I have an additional thought about it, that it's pro forma, to give the appearance of cooperation to Santos--for peace and economic purposes--and Chavez has an understanding with Sweden that they will pursue repatriation of their refugee citizen. I don't think that Santos can hold Becerra without permission (extradition) from Sweden. In other words, Venezuela didn't have jurisdiction to extradite. Becerra's lawyers could certainly argue this, I believe. It's kind of like England extraditing Assange to Sweden. Assange is an Australian. But this is even more of a no-no, because nothing binds Venezuela and Sweden together (common monarch). I can't recall if Australia finally agreed to England's extradition of Assange to Sweden. They were under a lot of pressure from Australians not to. Or if England just went ahead and did it, regardless of what Australia thought. In any case, this is significantly difference.

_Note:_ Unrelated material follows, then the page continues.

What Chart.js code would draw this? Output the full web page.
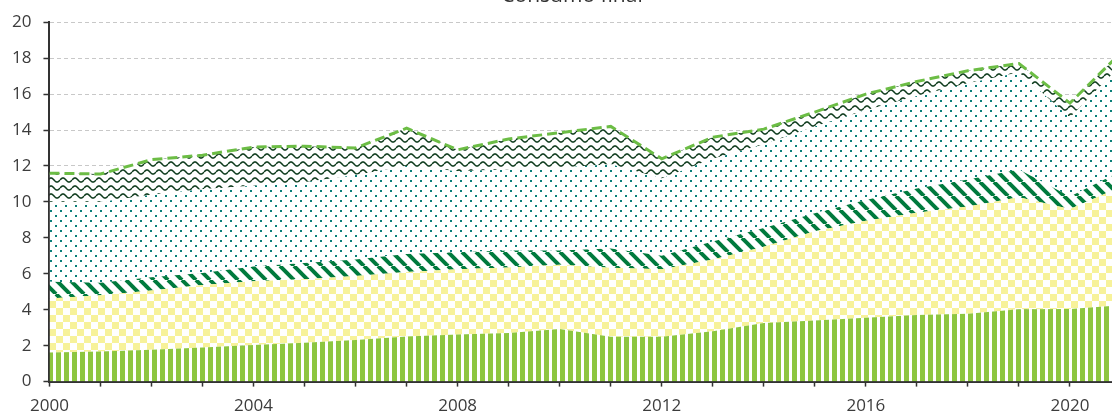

If Becerra were a U.S. citizen and Venezuela extradited him to Colombia without U.S. approval, I think it wouldn't hold up.

So-o-o-o, I'm thinking this is pretty obvious actually--and the Chavez government knew it. They get points with Santos and Becerra goes back to Sweden.

We'll see. I'm rather struck with "divide and conquer" aspect of this situation, for forces conspiring against Chavez's re-election.